**Exercise directions:** Please print exactly the lines below, from the start of the material up to and including the line with "ax = fig.add_axes([97", but none of the pictures.

.....

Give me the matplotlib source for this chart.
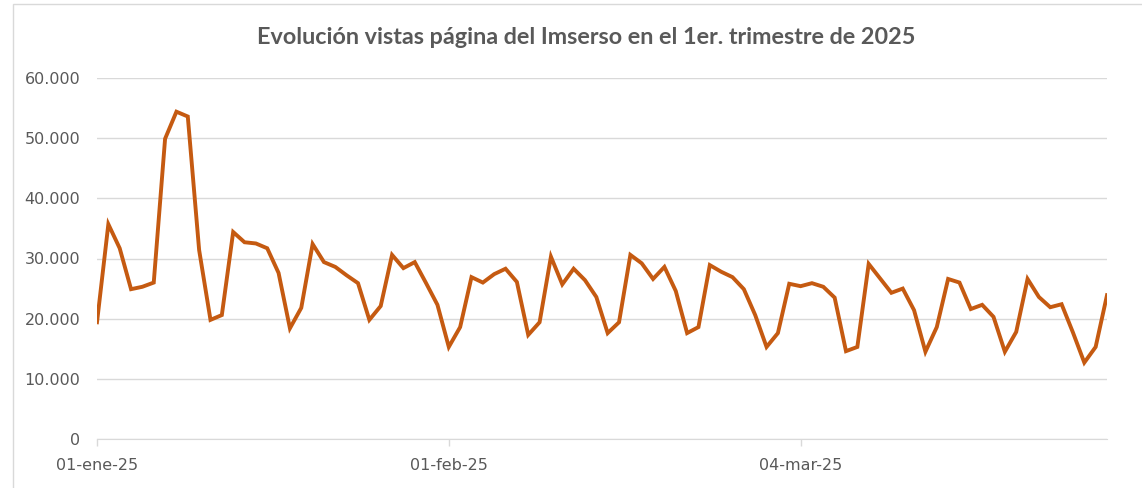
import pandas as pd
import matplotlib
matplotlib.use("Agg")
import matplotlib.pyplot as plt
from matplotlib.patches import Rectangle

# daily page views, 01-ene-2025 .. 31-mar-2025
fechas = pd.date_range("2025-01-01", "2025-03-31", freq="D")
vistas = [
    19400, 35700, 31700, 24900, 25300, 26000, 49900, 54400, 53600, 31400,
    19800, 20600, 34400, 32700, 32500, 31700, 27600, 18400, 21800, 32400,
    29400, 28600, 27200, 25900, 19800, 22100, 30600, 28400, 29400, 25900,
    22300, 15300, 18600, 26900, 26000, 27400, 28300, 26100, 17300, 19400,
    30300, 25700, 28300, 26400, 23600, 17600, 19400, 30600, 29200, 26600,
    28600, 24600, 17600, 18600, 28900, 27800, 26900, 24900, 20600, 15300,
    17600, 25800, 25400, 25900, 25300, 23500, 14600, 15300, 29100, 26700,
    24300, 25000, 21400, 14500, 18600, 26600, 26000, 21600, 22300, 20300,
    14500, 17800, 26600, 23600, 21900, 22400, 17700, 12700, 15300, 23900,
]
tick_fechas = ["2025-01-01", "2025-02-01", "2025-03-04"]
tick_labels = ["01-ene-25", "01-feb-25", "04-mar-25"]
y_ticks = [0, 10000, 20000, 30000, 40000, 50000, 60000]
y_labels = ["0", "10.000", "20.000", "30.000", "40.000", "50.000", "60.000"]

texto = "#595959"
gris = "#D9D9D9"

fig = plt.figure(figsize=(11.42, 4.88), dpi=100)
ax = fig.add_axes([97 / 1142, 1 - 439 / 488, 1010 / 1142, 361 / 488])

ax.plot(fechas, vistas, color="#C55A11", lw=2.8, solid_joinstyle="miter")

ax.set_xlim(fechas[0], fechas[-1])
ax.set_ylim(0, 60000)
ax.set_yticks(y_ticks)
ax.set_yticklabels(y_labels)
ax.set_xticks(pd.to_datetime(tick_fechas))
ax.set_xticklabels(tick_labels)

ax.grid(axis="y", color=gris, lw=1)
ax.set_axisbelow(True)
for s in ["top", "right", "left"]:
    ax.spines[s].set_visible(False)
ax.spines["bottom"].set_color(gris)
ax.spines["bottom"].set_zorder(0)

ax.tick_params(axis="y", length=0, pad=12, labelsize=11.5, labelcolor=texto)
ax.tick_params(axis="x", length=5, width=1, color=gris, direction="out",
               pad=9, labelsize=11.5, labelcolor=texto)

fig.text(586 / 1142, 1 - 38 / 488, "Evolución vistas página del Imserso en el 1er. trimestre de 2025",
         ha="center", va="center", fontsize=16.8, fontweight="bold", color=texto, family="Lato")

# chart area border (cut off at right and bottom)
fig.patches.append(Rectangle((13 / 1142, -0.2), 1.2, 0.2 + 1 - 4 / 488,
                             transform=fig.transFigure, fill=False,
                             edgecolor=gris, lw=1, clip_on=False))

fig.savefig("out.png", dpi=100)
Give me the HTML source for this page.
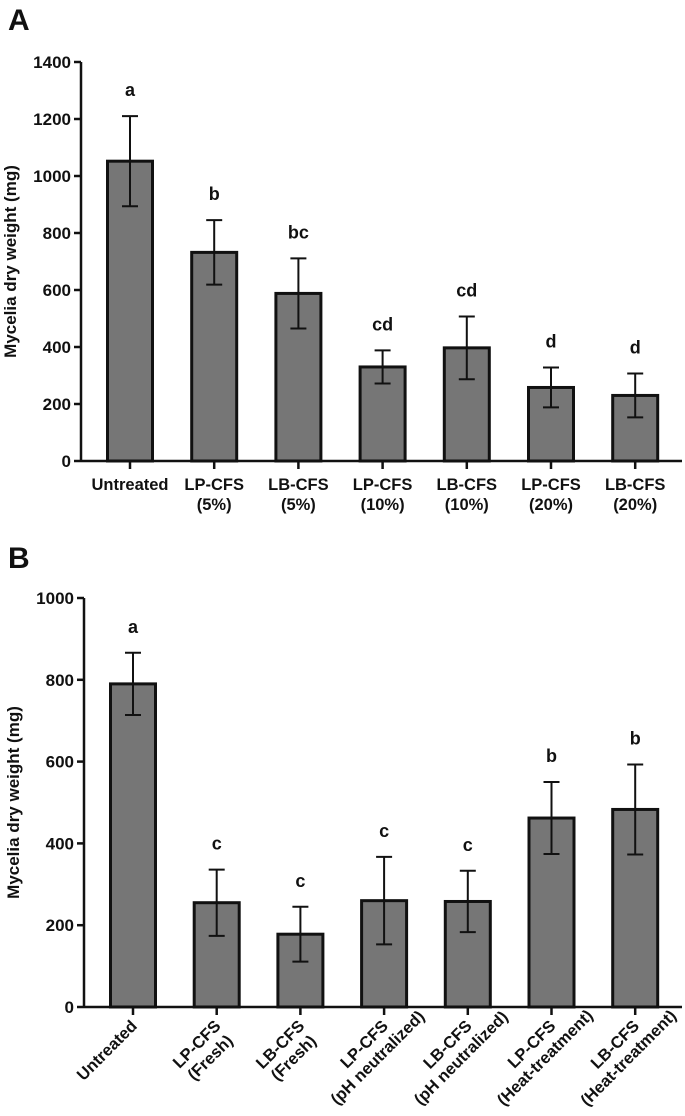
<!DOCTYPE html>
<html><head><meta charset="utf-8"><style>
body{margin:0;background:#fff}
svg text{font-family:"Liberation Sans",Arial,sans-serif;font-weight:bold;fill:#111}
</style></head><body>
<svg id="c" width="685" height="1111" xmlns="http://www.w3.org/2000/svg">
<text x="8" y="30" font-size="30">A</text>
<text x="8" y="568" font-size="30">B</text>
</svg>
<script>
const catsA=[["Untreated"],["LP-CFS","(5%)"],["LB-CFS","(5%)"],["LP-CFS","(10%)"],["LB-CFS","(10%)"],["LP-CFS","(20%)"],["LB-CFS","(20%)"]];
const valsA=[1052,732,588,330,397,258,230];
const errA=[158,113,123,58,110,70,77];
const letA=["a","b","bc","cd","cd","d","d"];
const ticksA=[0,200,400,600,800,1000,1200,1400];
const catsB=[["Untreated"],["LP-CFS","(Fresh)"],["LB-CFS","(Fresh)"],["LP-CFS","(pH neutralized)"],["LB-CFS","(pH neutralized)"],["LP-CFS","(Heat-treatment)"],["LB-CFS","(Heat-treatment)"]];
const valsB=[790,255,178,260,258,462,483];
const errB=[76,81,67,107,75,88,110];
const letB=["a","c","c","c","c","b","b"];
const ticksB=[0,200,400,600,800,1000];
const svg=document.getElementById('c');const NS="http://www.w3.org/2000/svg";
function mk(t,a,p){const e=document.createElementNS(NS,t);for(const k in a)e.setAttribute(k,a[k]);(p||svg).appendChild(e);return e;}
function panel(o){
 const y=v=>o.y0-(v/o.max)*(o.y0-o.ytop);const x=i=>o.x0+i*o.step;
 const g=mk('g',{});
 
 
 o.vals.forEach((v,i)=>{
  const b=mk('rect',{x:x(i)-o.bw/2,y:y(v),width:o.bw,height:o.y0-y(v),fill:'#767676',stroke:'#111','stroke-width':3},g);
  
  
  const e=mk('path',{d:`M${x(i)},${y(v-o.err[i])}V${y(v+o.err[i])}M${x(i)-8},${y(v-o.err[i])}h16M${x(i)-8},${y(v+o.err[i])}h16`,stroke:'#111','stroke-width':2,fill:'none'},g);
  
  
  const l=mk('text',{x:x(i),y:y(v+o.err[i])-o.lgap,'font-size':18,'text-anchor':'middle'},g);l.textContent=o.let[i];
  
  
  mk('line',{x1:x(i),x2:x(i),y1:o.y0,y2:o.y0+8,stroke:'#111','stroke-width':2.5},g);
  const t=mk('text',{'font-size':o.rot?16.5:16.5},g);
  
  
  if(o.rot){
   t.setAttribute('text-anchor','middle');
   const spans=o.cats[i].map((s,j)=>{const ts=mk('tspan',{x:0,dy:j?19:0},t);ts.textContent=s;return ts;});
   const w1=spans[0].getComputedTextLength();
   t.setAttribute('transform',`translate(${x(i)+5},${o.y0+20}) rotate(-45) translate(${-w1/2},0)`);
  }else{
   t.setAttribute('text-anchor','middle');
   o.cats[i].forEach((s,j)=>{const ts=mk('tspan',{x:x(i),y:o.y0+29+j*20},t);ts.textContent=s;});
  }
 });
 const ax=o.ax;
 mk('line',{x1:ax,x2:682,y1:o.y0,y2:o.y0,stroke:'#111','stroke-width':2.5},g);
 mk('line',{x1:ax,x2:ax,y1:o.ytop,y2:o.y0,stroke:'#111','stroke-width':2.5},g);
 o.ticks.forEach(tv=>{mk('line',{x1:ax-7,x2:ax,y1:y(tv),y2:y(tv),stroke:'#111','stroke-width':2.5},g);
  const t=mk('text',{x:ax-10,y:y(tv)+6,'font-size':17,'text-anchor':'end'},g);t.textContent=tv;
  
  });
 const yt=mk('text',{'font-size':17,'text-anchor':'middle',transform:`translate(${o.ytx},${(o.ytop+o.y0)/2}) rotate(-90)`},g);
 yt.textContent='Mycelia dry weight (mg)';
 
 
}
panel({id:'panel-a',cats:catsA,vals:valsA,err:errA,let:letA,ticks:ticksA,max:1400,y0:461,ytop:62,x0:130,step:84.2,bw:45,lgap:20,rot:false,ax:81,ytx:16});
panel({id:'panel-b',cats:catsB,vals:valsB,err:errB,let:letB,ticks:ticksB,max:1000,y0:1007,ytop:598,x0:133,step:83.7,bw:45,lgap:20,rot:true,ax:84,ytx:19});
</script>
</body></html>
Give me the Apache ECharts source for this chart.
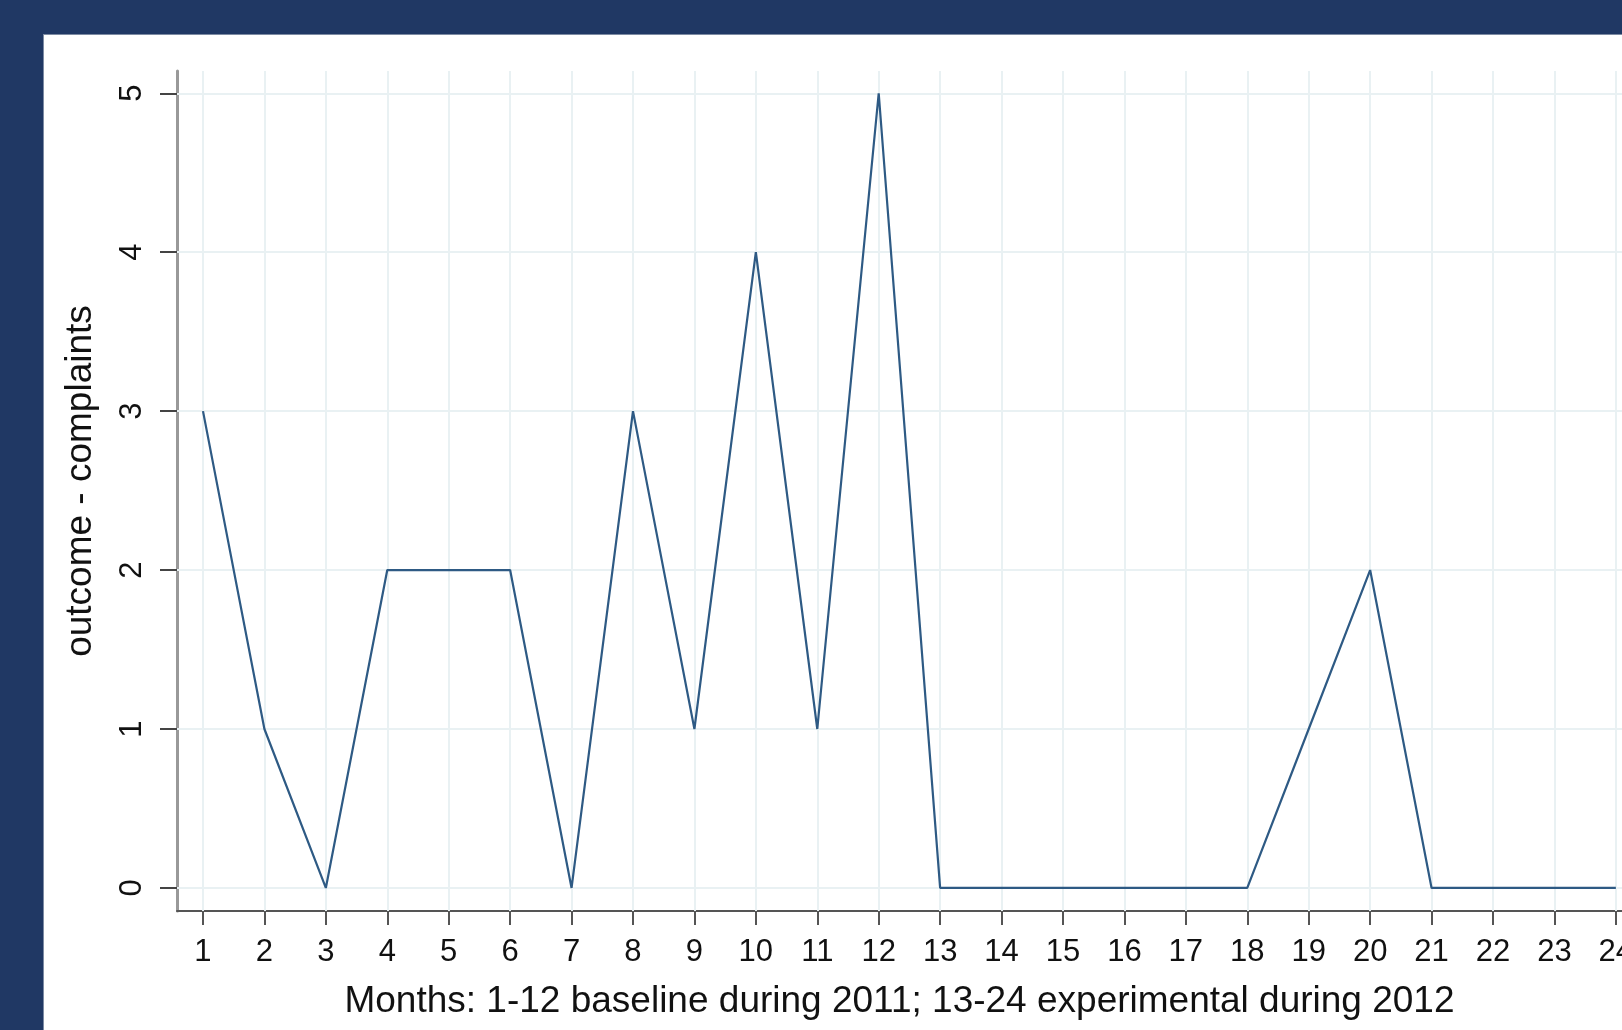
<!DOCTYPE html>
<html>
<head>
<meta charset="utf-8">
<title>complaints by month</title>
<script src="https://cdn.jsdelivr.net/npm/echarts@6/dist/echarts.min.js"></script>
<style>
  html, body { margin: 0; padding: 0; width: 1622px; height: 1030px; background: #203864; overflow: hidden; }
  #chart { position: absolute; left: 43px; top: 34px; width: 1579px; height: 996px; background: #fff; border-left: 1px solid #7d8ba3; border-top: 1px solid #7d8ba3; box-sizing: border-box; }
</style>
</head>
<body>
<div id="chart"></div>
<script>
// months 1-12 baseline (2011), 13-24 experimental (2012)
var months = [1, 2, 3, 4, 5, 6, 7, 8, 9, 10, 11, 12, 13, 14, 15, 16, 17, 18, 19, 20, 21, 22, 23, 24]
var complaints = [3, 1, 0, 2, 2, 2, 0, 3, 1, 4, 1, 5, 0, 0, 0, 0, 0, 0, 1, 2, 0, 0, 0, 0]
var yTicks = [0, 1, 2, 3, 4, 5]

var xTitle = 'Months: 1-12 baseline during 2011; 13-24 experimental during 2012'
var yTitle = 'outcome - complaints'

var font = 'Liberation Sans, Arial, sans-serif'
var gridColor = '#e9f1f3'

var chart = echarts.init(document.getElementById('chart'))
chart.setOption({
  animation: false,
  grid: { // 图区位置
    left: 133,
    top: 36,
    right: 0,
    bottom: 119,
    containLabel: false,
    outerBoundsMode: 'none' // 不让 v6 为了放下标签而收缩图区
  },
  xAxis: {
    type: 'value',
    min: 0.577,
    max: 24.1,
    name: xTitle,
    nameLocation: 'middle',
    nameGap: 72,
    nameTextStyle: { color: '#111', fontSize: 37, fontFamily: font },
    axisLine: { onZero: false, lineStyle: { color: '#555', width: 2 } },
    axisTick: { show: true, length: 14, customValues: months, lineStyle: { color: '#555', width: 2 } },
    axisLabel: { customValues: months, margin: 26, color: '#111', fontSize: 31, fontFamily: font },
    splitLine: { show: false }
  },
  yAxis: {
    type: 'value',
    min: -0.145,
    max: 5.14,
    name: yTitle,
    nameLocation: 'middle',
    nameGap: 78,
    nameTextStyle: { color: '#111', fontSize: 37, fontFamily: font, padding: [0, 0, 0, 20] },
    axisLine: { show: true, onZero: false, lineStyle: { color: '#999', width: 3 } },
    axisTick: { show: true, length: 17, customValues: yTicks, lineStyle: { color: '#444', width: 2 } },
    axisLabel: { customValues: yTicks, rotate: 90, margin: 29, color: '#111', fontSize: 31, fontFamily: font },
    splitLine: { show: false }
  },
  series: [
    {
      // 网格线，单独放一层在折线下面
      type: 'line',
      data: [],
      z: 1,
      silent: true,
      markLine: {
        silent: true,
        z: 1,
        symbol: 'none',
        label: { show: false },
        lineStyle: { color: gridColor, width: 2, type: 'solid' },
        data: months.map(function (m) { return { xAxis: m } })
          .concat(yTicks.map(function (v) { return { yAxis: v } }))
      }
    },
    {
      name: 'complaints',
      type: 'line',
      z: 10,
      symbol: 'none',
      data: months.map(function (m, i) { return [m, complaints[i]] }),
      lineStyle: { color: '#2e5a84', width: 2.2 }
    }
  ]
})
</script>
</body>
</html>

.....

**Result below:**
Give me the matplotlib source for this chart.
import pandas as pd
import matplotlib
matplotlib.use("Agg")
import matplotlib.pyplot as plt
from matplotlib.patches import Rectangle

# daily page views, 01-ene-2025 .. 31-mar-2025
fechas = pd.date_range("2025-01-01", "2025-03-31", freq="D")
vistas = [
    19400, 35700, 31700, 24900, 25300, 26000, 49900, 54400, 53600, 31400,
    19800, 20600, 34400, 32700, 32500, 31700, 27600, 18400, 21800, 32400,
    29400, 28600, 27200, 25900, 19800, 22100, 30600, 28400, 29400, 25900,
    22300, 15300, 18600, 26900, 26000, 27400, 28300, 26100, 17300, 19400,
    30300, 25700, 28300, 26400, 23600, 17600, 19400, 30600, 29200, 26600,
    28600, 24600, 17600, 18600, 28900, 27800, 26900, 24900, 20600, 15300,
    17600, 25800, 25400, 25900, 25300, 23500, 14600, 15300, 29100, 26700,
    24300, 25000, 21400, 14500, 18600, 26600, 26000, 21600, 22300, 20300,
    14500, 17800, 26600, 23600, 21900, 22400, 17700, 12700, 15300, 23900,
]
tick_fechas = ["2025-01-01", "2025-02-01", "2025-03-04"]
tick_labels = ["01-ene-25", "01-feb-25", "04-mar-25"]
y_ticks = [0, 10000, 20000, 30000, 40000, 50000, 60000]
y_labels = ["0", "10.000", "20.000", "30.000", "40.000", "50.000", "60.000"]

texto = "#595959"
gris = "#D9D9D9"

fig = plt.figure(figsize=(11.42, 4.88), dpi=100)
ax = fig.add_axes([97 / 1142, 1 - 439 / 488, 1010 / 1142, 361 / 488])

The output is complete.